So you want to get elected?

So you want to get elected, huh?

First and foremost you have to get one of those shitty haircuts. I suppose you just walk into the barber shop and say “Give me a Jack Kemp Space Helmet.” If you are a female seeking office, don’t get a Jack Kemp haircut. Try to look as close as Ann Landers as possible. Everyone respects her.

Next you need a blue suit. Don’t get too fancy because you are probably a huge dork to begin with, and someone will end up selling you a pimp costume. Stick to blue, and for Christ’s sake, don’t wear a bow tie. You’ll look like Orville Redenbocker. For women, the rule of thumb is: dress like a 50’s housewife and act like Archie Bunker. Everyone likes a strong, semifascist woman.

OK, now that you’ve got the image, you need money. Lots of it. Get your jaw muscles loose, because you’re gonna be sucking a lot of johnsons. The only thing separating you from that toothless guy on the corner is your suit and your haircut; remember that. Beg corporations, beg charities, beg little old ladies, and beg the Boy Scouts. Have fund-raiser dinners. Kiss ass. Promise the world; you don’t really have to come through once you get the money. You can be like the state representative here in California who will have a “personal meeting” with anyone for $1,000 a pop. If you have some CIA friends, see if they’ll sell crack for you. Blackmail, kidnapping, illegal gambling, credit card fraud: the sky’s the limit. Remember, once you get in office you’ll do good things. Right now you need cash.

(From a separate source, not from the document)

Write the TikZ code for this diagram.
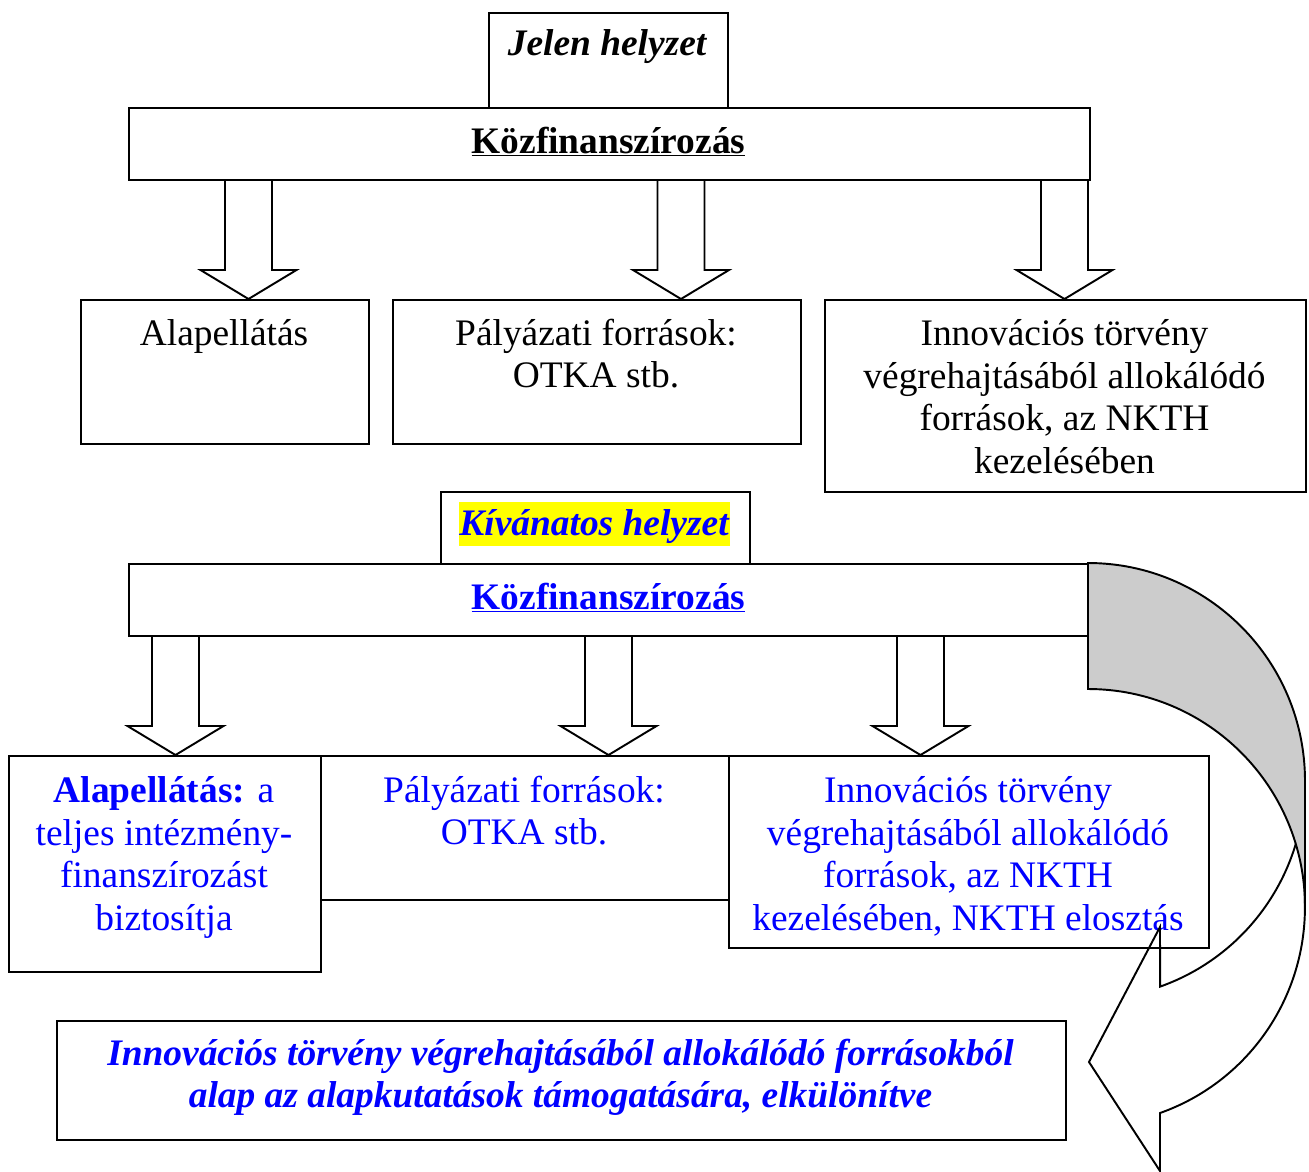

OK, you got money. Now you need a platform. You should stay away from pro-crime and anti-family positions. Tell lots of stories about your grandparents. Mention how moral you are and hope those naked pictures of you flipping off the campus police at Yale never surface. It helps if you align yourself with a known party like the Republicans or the Democrats. While most parties suck, you should try to choose the one that is closest to your ideals. If you like pollution, personal oppression, and bigotry, you should become a Republican. If you like paying half your income to the tax man, think that people can’t take care of themselves, and believe criminals are “victims” as much as their prey, you should become a Democrat. If you want a state of anarchy where you get to use your gun a lot, you should go Libertarian. But, if you want the babes, you should go Socialist. Everyone loves a Socialist.

OK, you got a platform. Now, and this is the hard part, DON’T SCREW ANYONE YOU’RE NOT MARRIED TO! While you’re at it, stop your compulsive gambling, and try to beat your coke habit (unless you’re running for mayor). It will be a tough thing to do, considering the amount of stress you’ll be under, but that’s why you need a “Campaign Doctor”, a fully legal drug dealer who gives you all the pills you need (word of advice: stock up now, you’ll need lots of anti-depressants in case you lose). Don’t kill anyone, don’t even run a stop sign. Keep your nose clean. Act like there’s a camera on you at all times, because there probably is. For once in your life, act like a good person. Once you’re elected, you can go wild. I think the state gives you a drug and prostitute budget, but I’ll have to check on that one.

With these guidelines, you should have no problems getting elected. Tried and true, we have all accepted that the image is more important than substance. With good looks and a budget, you’ll go far. And when you get to the top of the heap, start fighting twice as hard. Decry big government and demand cuts; people love that shit. Fight for your constituents between balanced meals and corporate jets. You, of the people. You, of the plastic fuckers, with not so much of a toe in the shit pool that most of us swim in daily. Defend our families, destroy your enemies, reward your friends, and drop me a line. I have a feeling I’ll be needing a job soon.